• Problem requirements:
Everything from the first line down to the line containing "const geoAltitudeKm = 36200;" is to be retyped exactly, both ends included, with pictures left out.

• Data shown:

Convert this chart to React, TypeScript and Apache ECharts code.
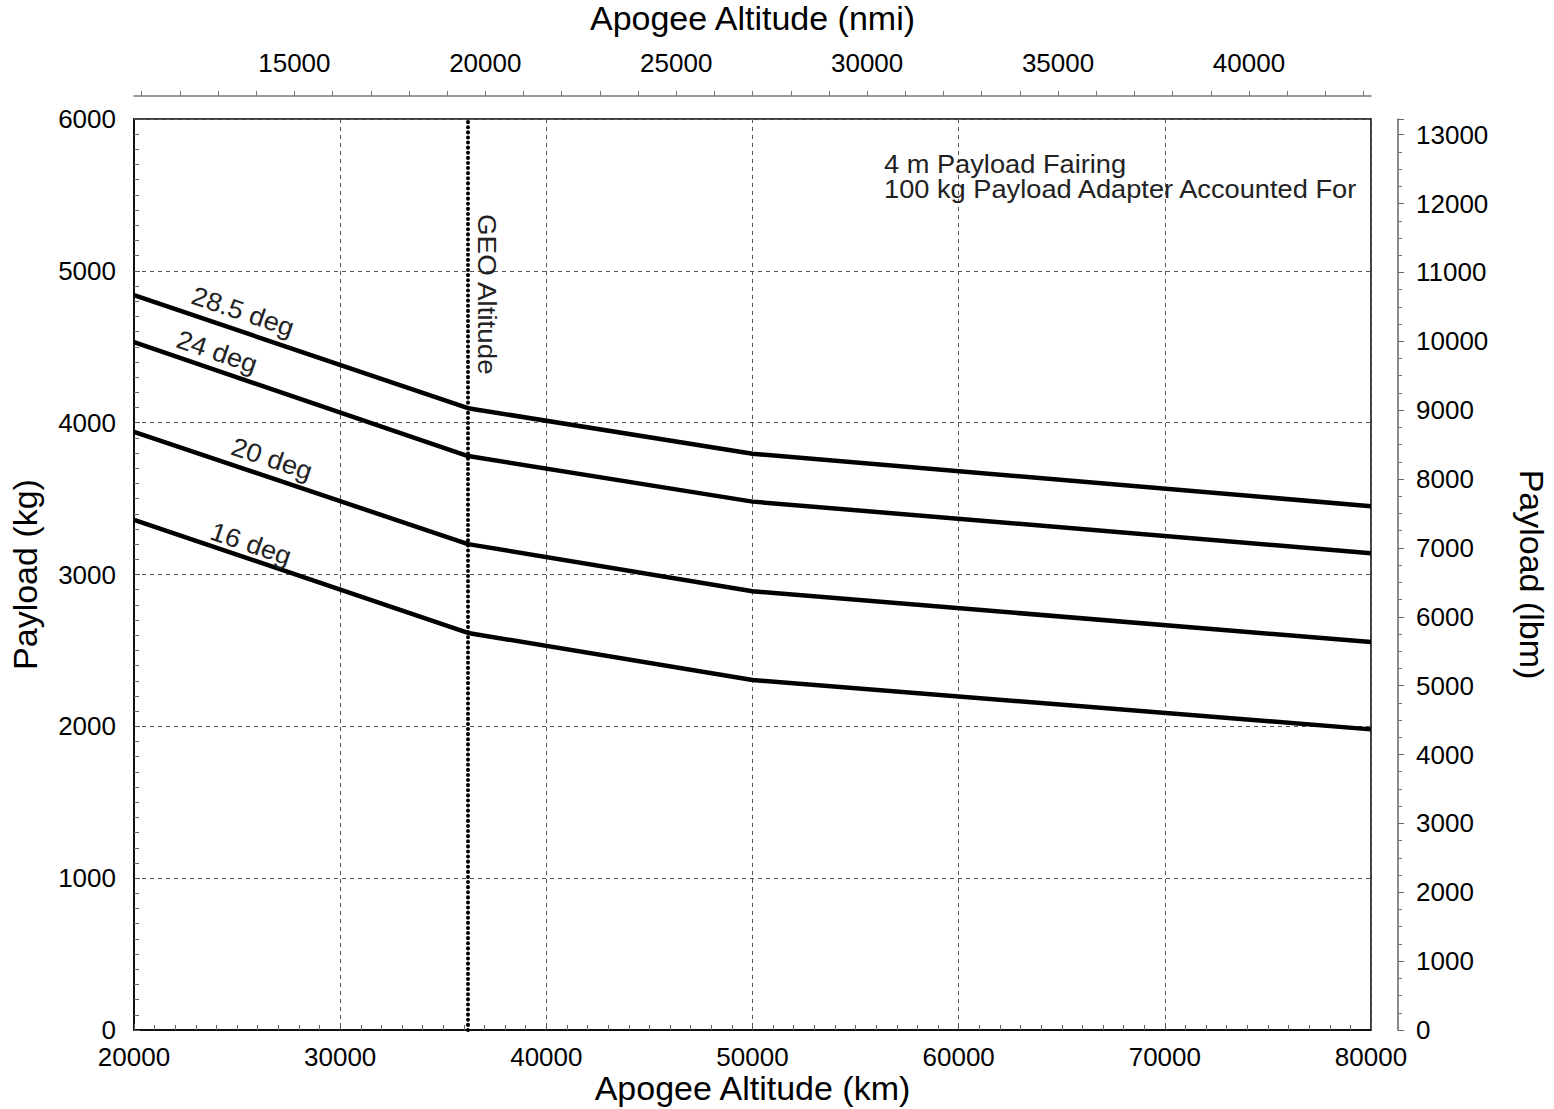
import React, { useEffect, useRef } from "react";
import * as echarts from "echarts";

// ---- data ----
const altitudeKm = [20000, 36200, 50000, 80000];
const payload285 = [4840, 4095, 3795, 3450];
const payload24 = [4530, 3780, 3480, 3140];
const payload20 = [3940, 3200, 2890, 2555];
const payload16 = [3360, 2615, 2305, 1980];
const seriesNames = ["28.5 deg", "24 deg", "20 deg", "16 deg"];
const geoAltitudeKm = 36200;

// label anchor points (data coords)
const labelKm = [25284, 24024, 26690, 25672];
const labelKg = [4724, 4460, 3755, 3195];

const kmTicks = [20000, 30000, 40000, 50000, 60000, 70000, 80000];
const kgTicks = [0, 1000, 2000, 3000, 4000, 5000, 6000];
const nmiTicks = [15000, 20000, 25000, 30000, 35000, 40000];
const lbmTicks = [0, 1000, 2000, 3000, 4000, 5000, 6000, 7000, 8000, 9000, 10000, 11000, 12000, 13000];

const KM_PER_NMI = 1.852;
const LBM_PER_KG = 2.20462;

const FONT = "'Liberation Sans', Arial, Helvetica, sans-serif";
const plain = (v: number) => String(Math.round(v));

export default function App() {
  const ref = useRef<HTMLDivElement>(null);
  useEffect(() => {
    if (!ref.current) return;
    const chart = echarts.init(ref.current, undefined, { renderer: "svg" });
    const kmMin = kmTicks[0];
    const kmMax = kmTicks[kmTicks.length - 1];
    const kgMax = kgTicks[kgTicks.length - 1];
    const nmiMin = kmMin / KM_PER_NMI;
    const nmiMax = kmMax / KM_PER_NMI;
    const nmiAllTicks: number[] = [];
    for (let v = Math.ceil(nmiMin / 1000) * 1000; v <= nmiMax; v += 1000) nmiAllTicks.push(v);

    const allSeries = [payload285, payload24, payload20, payload16];
    const labelStyle = { color: "#000", fontSize: 26, lineHeight: 26, fontFamily: FONT, formatter: plain };

    chart.setOption({
      animation: false,
      backgroundColor: "#fff",
      textStyle: { fontFamily: FONT },
      grid: {
        left: 134,
        top: 119,
        right: 183,
        bottom: 79,
        show: true,
        borderColor: "#000",
        borderWidth: 1.5,
        backgroundColor: "transparent",
        outerBoundsMode: "none",
      },
      xAxis: [
        {
          type: "value",
          position: "bottom",
          min: kmMin,
          max: kmMax,
          interval: 10000,
          axisLine: { show: true, onZero: false, lineStyle: { color: "#000", width: 1.5 } },
          axisTick: { show: true, inside: true, length: 6, lineStyle: { color: "#555" } },
          minorTick: { show: true, splitNumber: 10, length: 5, lineStyle: { color: "#666" } },
          axisLabel: { ...labelStyle, lineHeight: 24, margin: 15 },
          splitLine: { show: true, lineStyle: { color: "#555", type: [4, 4], width: 1 } },
          name: "Apogee Altitude (km)",
          nameLocation: "middle",
          nameGap: 41,
          nameMoveOverlap: false,
          nameTextStyle: { color: "#000", fontSize: 34, lineHeight: 34, fontFamily: FONT },
        },
        {
          type: "value",
          position: "top",
          offset: 23,
          min: nmiMin,
          max: nmiMax,
          axisLine: { show: true, onZero: false, lineStyle: { color: "#777", width: 1.5 } },
          axisTick: { show: true, inside: false, length: 5, customValues: nmiAllTicks, lineStyle: { color: "#777" } },
          axisLabel: { ...labelStyle, margin: 20, customValues: nmiTicks },
          splitLine: { show: false },
          name: "Apogee Altitude (nmi)",
          nameLocation: "middle",
          nameGap: 60,
          nameTextStyle: { color: "#000", fontSize: 34, lineHeight: 36, fontFamily: FONT },
        },
      ],
      yAxis: [
        {
          type: "value",
          position: "left",
          min: 0,
          max: kgMax,
          interval: 1000,
          axisLine: { show: true, onZero: false, lineStyle: { color: "#000", width: 1.5 } },
          axisTick: { show: true, inside: true, length: 6, lineStyle: { color: "#555" } },
          minorTick: { show: true, splitNumber: 10, length: 5, lineStyle: { color: "#666" } },
          axisLabel: { ...labelStyle, lineHeight: 24, margin: 18 },
          splitLine: { show: true, lineStyle: { color: "#555", type: [4, 4], width: 1 } },
          name: "Payload (kg)",
          nameLocation: "middle",
          nameGap: 92,
          nameTextStyle: { color: "#000", fontSize: 34, fontFamily: FONT },
        },
        {
          type: "value",
          position: "right",
          offset: 27,
          min: 0,
          max: kgMax * LBM_PER_KG,
          interval: 1000,
          axisLine: { show: true, onZero: false, lineStyle: { color: "#666", width: 1.5 } },
          axisTick: { show: true, inside: false, length: 6, lineStyle: { color: "#666" } },
          minorTick: { show: true, splitNumber: 4, length: 4, lineStyle: { color: "#777" } },
          axisLabel: { ...labelStyle, lineHeight: 24, margin: 18, customValues: lbmTicks },
          splitLine: { show: false },
          name: "Payload (lbm)",
          nameLocation: "middle",
          nameGap: 117,
          nameRotate: -90,
          nameTextStyle: { color: "#000", fontSize: 34, fontFamily: FONT },
        },
      ],
      series: allSeries.map((vals, i) => ({
        type: "line",
        name: seriesNames[i],
        xAxisIndex: 0,
        yAxisIndex: 0,
        data: altitudeKm.map((x, j) => [x, vals[j]]),
        showSymbol: false,
        symbol: "none",
        lineStyle: { color: "#000", width: 4.5 },
        z: 3,
        ...(i === 0
          ? {
              markLine: {
                silent: true,
                symbol: "none",
                label: { show: false },
                lineStyle: { color: "#000", width: 4, type: [0.1, 5], cap: "round" },
                data: [{ xAxis: geoAltitudeKm }],
              },
            }
          : {}),
      })),
    });

    // annotations positioned from data coordinates
    const graphics: any[] = [];
    allSeries.forEach((vals, i) => {
      const p0 = chart.convertToPixel({ gridIndex: 0 }, [altitudeKm[0], vals[0]]) as number[];
      const p1 = chart.convertToPixel({ gridIndex: 0 }, [altitudeKm[1], vals[1]]) as number[];
      const ang = Math.atan2(p1[1] - p0[1], p1[0] - p0[0]);
      const c = chart.convertToPixel({ gridIndex: 0 }, [labelKm[i], labelKg[i]]) as number[];
      graphics.push({
        type: "text",
        x: c[0],
        y: c[1] - 1,
        rotation: -ang,
        scaleX: 1.05,
        style: {
          text: seriesNames[i],
          fontSize: 26,
          fontFamily: FONT,
          fill: "#222",
          align: "center",
          verticalAlign: "middle",
        },
        z: 10,
      });
    });
    const geoTop = chart.convertToPixel({ gridIndex: 0 }, [geoAltitudeKm, kgMax]) as number[];
    graphics.push({
      type: "text",
      x: geoTop[0] + 19,
      y: geoTop[1] + 95,
      rotation: -Math.PI / 2,
      scaleX: 1.07,
      style: {
        text: "GEO Altitude",
        fontSize: 26,
        fontFamily: FONT,
        fill: "#222",
        align: "left",
        verticalAlign: "middle",
      },
      z: 10,
    });
    const noteLines = ["4 m Payload Fairing", "100 kg Payload Adapter Accounted For"];
    noteLines.forEach((t, k) => {
      graphics.push({
        type: "text",
        x: 884,
        y: 164.5 + k * 25,
        scaleX: 1.09,
        style: {
          text: t,
          fontSize: 25,
          lineHeight: 25,
          fontFamily: FONT,
          fill: "#222",
          align: "left",
          verticalAlign: "middle",
        },
        z: 10,
      });
    });
    chart.setOption({ graphic: graphics });

    return () => chart.dispose();
  }, []);
  return (
    <div
      ref={ref}
      style={{ position: "absolute", left: 0, top: 0, width: 1554, height: 1109, background: "#fff" }}
    />
  );
}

• Written solution:
Convert this chart to React, TypeScript and Apache ECharts code.
import React, { useEffect, useRef } from "react";
import * as echarts from "echarts";

// ---- data ----
const altitudeKm = [20000, 36200, 50000, 80000];
const payload285 = [4840, 4095, 3795, 3450];
const payload24 = [4530, 3780, 3480, 3140];
const payload20 = [3940, 3200, 2890, 2555];
const payload16 = [3360, 2615, 2305, 1980];
const seriesNames = ["28.5 deg", "24 deg", "20 deg", "16 deg"];
const geoAltitudeKm = 36200;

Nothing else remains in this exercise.